[Your objective]
Please give the data below again in full, exactly as it stands.

__________________________________________________

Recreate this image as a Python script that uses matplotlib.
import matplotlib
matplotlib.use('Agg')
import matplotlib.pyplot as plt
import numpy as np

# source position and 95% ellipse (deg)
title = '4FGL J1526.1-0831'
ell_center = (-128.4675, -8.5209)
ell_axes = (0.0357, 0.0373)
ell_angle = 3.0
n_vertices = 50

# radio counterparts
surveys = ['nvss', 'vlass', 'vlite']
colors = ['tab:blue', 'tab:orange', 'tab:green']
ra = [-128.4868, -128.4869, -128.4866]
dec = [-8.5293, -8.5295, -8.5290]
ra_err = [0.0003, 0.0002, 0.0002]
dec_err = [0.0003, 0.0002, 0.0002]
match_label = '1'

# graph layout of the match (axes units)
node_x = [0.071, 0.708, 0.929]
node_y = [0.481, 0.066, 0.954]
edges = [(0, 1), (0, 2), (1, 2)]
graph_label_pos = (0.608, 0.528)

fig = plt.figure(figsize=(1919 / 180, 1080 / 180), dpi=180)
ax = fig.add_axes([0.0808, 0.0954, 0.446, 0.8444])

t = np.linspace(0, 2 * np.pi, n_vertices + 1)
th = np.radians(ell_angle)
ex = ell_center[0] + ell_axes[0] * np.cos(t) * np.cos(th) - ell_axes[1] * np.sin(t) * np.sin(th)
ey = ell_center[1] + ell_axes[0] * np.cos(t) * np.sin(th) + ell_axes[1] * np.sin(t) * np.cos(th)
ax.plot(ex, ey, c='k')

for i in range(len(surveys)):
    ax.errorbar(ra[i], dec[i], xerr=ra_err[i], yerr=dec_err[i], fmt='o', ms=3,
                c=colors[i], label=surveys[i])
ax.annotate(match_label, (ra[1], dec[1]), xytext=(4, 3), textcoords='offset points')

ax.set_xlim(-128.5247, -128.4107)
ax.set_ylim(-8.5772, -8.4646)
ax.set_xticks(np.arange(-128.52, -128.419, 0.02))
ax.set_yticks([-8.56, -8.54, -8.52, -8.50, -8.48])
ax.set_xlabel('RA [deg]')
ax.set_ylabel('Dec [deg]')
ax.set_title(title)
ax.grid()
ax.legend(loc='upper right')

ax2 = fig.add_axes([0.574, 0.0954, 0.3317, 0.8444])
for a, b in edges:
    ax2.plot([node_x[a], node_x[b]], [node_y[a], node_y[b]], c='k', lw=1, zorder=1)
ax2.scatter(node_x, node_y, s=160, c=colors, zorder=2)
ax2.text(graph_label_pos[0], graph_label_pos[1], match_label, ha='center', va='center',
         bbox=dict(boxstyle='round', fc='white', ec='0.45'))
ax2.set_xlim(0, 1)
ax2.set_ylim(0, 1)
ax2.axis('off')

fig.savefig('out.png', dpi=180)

__________________________________________________

[Answer below]
Recreate this image as a Python script that uses matplotlib.
import matplotlib
matplotlib.use('Agg')
import matplotlib.pyplot as plt
import numpy as np

# source position and 95% ellipse (deg)
title = '4FGL J1526.1-0831'
ell_center = (-128.4675, -8.5209)
ell_axes = (0.0357, 0.0373)
ell_angle = 3.0
n_vertices = 50

# radio counterparts
surveys = ['nvss', 'vlass', 'vlite']
colors = ['tab:blue', 'tab:orange', 'tab:green']
ra = [-128.4868, -128.4869, -128.4866]
dec = [-8.5293, -8.5295, -8.5290]
ra_err = [0.0003, 0.0002, 0.0002]
dec_err = [0.0003, 0.0002, 0.0002]
match_label = '1'

# graph layout of the match (axes units)
node_x = [0.071, 0.708, 0.929]
node_y = [0.481, 0.066, 0.954]
edges = [(0, 1), (0, 2), (1, 2)]
graph_label_pos = (0.608, 0.528)

fig = plt.figure(figsize=(1919 / 180, 1080 / 180), dpi=180)
ax = fig.add_axes([0.0808, 0.0954, 0.446, 0.8444])

t = np.linspace(0, 2 * np.pi, n_vertices + 1)
th = np.radians(ell_angle)
ex = ell_center[0] + ell_axes[0] * np.cos(t) * np.cos(th) - ell_axes[1] * np.sin(t) * np.sin(th)
ey = ell_center[1] + ell_axes[0] * np.cos(t) * np.sin(th) + ell_axes[1] * np.sin(t) * np.cos(th)
ax.plot(ex, ey, c='k')

for i in range(len(surveys)):
    ax.errorbar(ra[i], dec[i], xerr=ra_err[i], yerr=dec_err[i], fmt='o', ms=3,
                c=colors[i], label=surveys[i])
ax.annotate(match_label, (ra[1], dec[1]), xytext=(4, 3), textcoords='offset points')

ax.set_xlim(-128.5247, -128.4107)
ax.set_ylim(-8.5772, -8.4646)
ax.set_xticks(np.arange(-128.52, -128.419, 0.02))
ax.set_yticks([-8.56, -8.54, -8.52, -8.50, -8.48])
ax.set_xlabel('RA [deg]')
ax.set_ylabel('Dec [deg]')
ax.set_title(title)
ax.grid()
ax.legend(loc='upper right')

ax2 = fig.add_axes([0.574, 0.0954, 0.3317, 0.8444])
for a, b in edges:
    ax2.plot([node_x[a], node_x[b]], [node_y[a], node_y[b]], c='k', lw=1, zorder=1)
ax2.scatter(node_x, node_y, s=160, c=colors, zorder=2)
ax2.text(graph_label_pos[0], graph_label_pos[1], match_label, ha='center', va='center',
         bbox=dict(boxstyle='round', fc='white', ec='0.45'))
ax2.set_xlim(0, 1)
ax2.set_ylim(0, 1)
ax2.axis('off')

fig.savefig('out.png', dpi=180)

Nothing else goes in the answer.